UNITED NATIONS President Bush tried to assure world leaders on Tuesday that he is acting decisively and quickly to contain a U.S. financial crisis that is going global.
"I know that many of you here are watching how the United States government will address the problems in our financial system," he said in a speech to the annual U.N. General Assembly. "In recent weeks we have taken bold steps to prevent a severe disruption of the American economy, which would have a devastating effect on other economies around the world."
The mention of the economic turmoil came near the end of a 20-minute speech before a roomful of leaders from around the globe.
He said that his administration is working with Congress to come to fast agreement on a $700 billion bailout bill, in addition to other recent actions it has taken that he called "bold steps" aimed at stabilizing markets and keeping credit flowing. The president told them he is confident that the U.S. will act "in the urgent timeframe required" to prevent broader problems.
Bush did not ask for any action by other countries.
The rescue plan proposed by the Bush administration and before Congress for approval would allow the U.S. government to buy bad mortgages and other troubled assets from financial institutions, in the hopes of easing the choking credit crunch that has thundered from Wall Street to Main Street and across the world.
Bush also addressed the global view of the U.S. problems earlier Tuesday, during a meeting at New York's Waldorf Astoria Hotel with Pakistan's new president, Ali Zardari. He said that he had begun selling the plan to world leaders Monday night upon his arrival in New York for three days of international meetings.
He said he has been telling fellow leaders that the proposal devised by Treasury Secretary Henry Paulson "is a robust plan to deal with a serious problem," but that he knows those leaders are skeptical about Congress.
"I've assured them as well, having spoken to the leaders of Congress of both political parties, that there is the desire to get something done quickly," Bush said.

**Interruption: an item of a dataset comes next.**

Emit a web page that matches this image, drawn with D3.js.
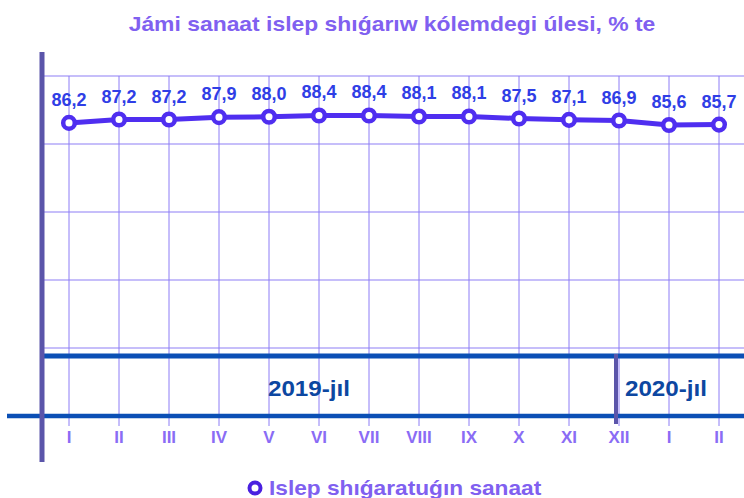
<!DOCTYPE html>
<html>
<head>
<meta charset="utf-8">
<script src="https://d3js.org/d3.v7.min.js"></script>
<style>
  body { margin: 0; background: #fff; }
  svg { display: block; font-family: Arial, "Liberation Sans", sans-serif; font-weight: bold; }
</style>
</head>
<body>
<svg width="744" height="498"></svg>
<script>
var months = ["I", "II", "III", "IV", "V", "VI", "VII", "VIII", "IX", "X", "XI", "XII", "I", "II"];
var values = [86.2, 87.2, 87.2, 87.9, 88.0, 88.4, 88.4, 88.1, 88.1, 87.5, 87.1, 86.9, 85.6, 85.7];
var yTicks = [20, 40, 60, 80, 100];
var years = [
  { label: "2019-jıl", at: 5, shift: -10 },
  { label: "2020-jıl", at: 12, shift: -3 }
];
var title = "Jámi sanaat islep shıǵarıw kólemdegi úlesi, % te";
var seriesName = "Islep shıǵaratuǵın sanaat";

var svg = d3.select("svg");

var x = d3.scaleBand()
  .domain(d3.range(months.length))
  .range([44, 744]);
var cx = function(i) { return x(i) + x.bandwidth() / 2; };

var y = d3.scaleLinear()
  .domain([0, 100])
  .range([416, 76]);

var lineColor = "#4f2ef0";

// widen text a bit, the original font looks stretched
function stretch(sel, k) {
  sel.each(function() {
    var w = this.getComputedTextLength();
    d3.select(this)
      .attr("textLength", w * k)
      .attr("lengthAdjust", "spacingAndGlyphs");
  });
}

// title
svg.append("text")
  .attr("x", 392)
  .attr("y", 31)
  .attr("text-anchor", "middle")
  .attr("font-size", 21)
  .attr("fill", "#8060f0")
  .text(title)
  .call(stretch, 1.09);

// horizontal gridlines
svg.append("g")
  .selectAll("line")
  .data(yTicks)
  .enter().append("line")
  .attr("x1", 42).attr("x2", 744)
  .attr("y1", function(d) { return y(d); })
  .attr("y2", function(d) { return y(d); })
  .attr("stroke", "#b3a8f8")
  .attr("stroke-width", 1.5);

// vertical gridlines
svg.append("g")
  .selectAll("line")
  .data(months)
  .enter().append("line")
  .attr("x1", function(d, i) { return cx(i); })
  .attr("x2", function(d, i) { return cx(i); })
  .attr("y1", y(100))
  .attr("y2", y(0) + 10)
  .attr("stroke", "#8c7cf6")
  .attr("stroke-width", 1);

// year band
var bandTop = y(0) - 60;
svg.append("line")
  .attr("x1", 44).attr("x2", 744)
  .attr("y1", bandTop).attr("y2", bandTop)
  .attr("stroke", "#0b4fb5")
  .attr("stroke-width", 5);

svg.append("line")
  .attr("x1", 7).attr("x2", 744)
  .attr("y1", y(0)).attr("y2", y(0))
  .attr("stroke", "#0b4fb5")
  .attr("stroke-width", 4.5);

svg.append("line")
  .attr("x1", cx(11) - 3).attr("x2", cx(11) - 3)
  .attr("y1", bandTop - 2).attr("y2", y(0) + 8)
  .attr("stroke", "#5b55aa")
  .attr("stroke-width", 4);

svg.append("g")
  .selectAll("text")
  .data(years)
  .enter().append("text")
  .attr("x", function(d) { return cx(d.at) + d.shift; })
  .attr("y", (bandTop + y(0)) / 2 + 10)
  .attr("text-anchor", "middle")
  .attr("font-size", 22)
  .attr("fill", "#0d47a1")
  .text(function(d) { return d.label; })
  .call(stretch, 1.1);

// left axis bar
svg.append("line")
  .attr("x1", 42).attr("x2", 42)
  .attr("y1", 52).attr("y2", 462)
  .attr("stroke", "#5b55aa")
  .attr("stroke-width", 5);

// month tick labels
svg.append("g")
  .selectAll("text")
  .data(months)
  .enter().append("text")
  .attr("x", function(d, i) { return cx(i); })
  .attr("y", 443)
  .attr("text-anchor", "middle")
  .attr("font-size", 17)
  .attr("fill", "#8a6cf5")
  .text(function(d) { return d; });

// series line
var line = d3.line()
  .x(function(d, i) { return cx(i); })
  .y(function(d) { return y(d); });

svg.append("path")
  .datum(values)
  .attr("d", line)
  .attr("fill", "none")
  .attr("stroke", lineColor)
  .attr("stroke-width", 5);

svg.append("g")
  .selectAll("circle")
  .data(values)
  .enter().append("circle")
  .attr("cx", function(d, i) { return cx(i); })
  .attr("cy", function(d) { return y(d); })
  .attr("r", 5.8)
  .attr("fill", "#fff")
  .attr("stroke", lineColor)
  .attr("stroke-width", 4.5);

// data labels
svg.append("g")
  .selectAll("text")
  .data(values)
  .enter().append("text")
  .attr("x", function(d, i) { return cx(i); })
  .attr("y", function(d) { return y(d) - 17; })
  .attr("text-anchor", "middle")
  .attr("font-size", 18)
  .attr("fill", "#2f3ee6")
  .text(function(d) { return d.toFixed(1).replace(".", ","); });

// legend
var legend = svg.append("g");
legend.append("circle")
  .attr("cx", 255).attr("cy", 488)
  .attr("r", 5.5)
  .attr("fill", "#fff")
  .attr("stroke", "#4a20e0")
  .attr("stroke-width", 4);
legend.append("text")
  .attr("x", 269)
  .attr("y", 495)
  .attr("font-size", 21)
  .attr("fill", "#8060f0")
  .text(seriesName)
  .call(stretch, 1.08);
</script>
</body>
</html>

The president took note of Democrats' hopes to change the bill with provisions to limit the pay of top executives whose firms need help, provide more help for unemployed workers and reduce mortgage payments for borrowers facing foreclosure, among other things.
"There are good ideas that need to be listened to in order to get a good bill out that will address the situation to get this piece of legislation passed which is necessary to address the financial situation and provide a rescue plan to make sure that there's stability in the markets," he said.
White House spokesman Tony Fratto told reporters flatly that not passing legislation this week would be "unthinkable."
It's not just about saving Wall Street businesses or about keeping credit flowing so that Main Street companies can expand and create jobs, he said. It's also about merely maintaining the jobs that exist now across the whole economy, Fratto said.
"Every business, every employer and so every employee in America depends every day on the flow of money through our financial system to sustain their normal business operations," Fratto said. "That includes financing payrolls, maintaining their inventories these are Main Street businesses that rely on a functioning banking system."
Fratto defended the administration against the charge that lawmakers are being asked to act too quickly on a giant package that they have had only days to learn about and question.
"I'll concede that it's a lot of information to take in in a relatively short period of time," Fratto said. "But I think they can I think it's enough time."
Vice President Dick Cheney, White House chief of staff Josh Bolten and Keith Hennessey, the director of the president's economic council, were spending Tuesday on Capitol Hill lobbying on the president's behalf. They met Tuesday morning with conservative lawmakers from Bush's party who oppose the bailout.
Fratto would not comment on lawmakers' ideas on capping executive pay or other provisions in debate. He did say the White House understands and accepts the congressional demands for "robust" transparency and oversight.
"We're asking the American taxpayer to essentially front an investment here," he said.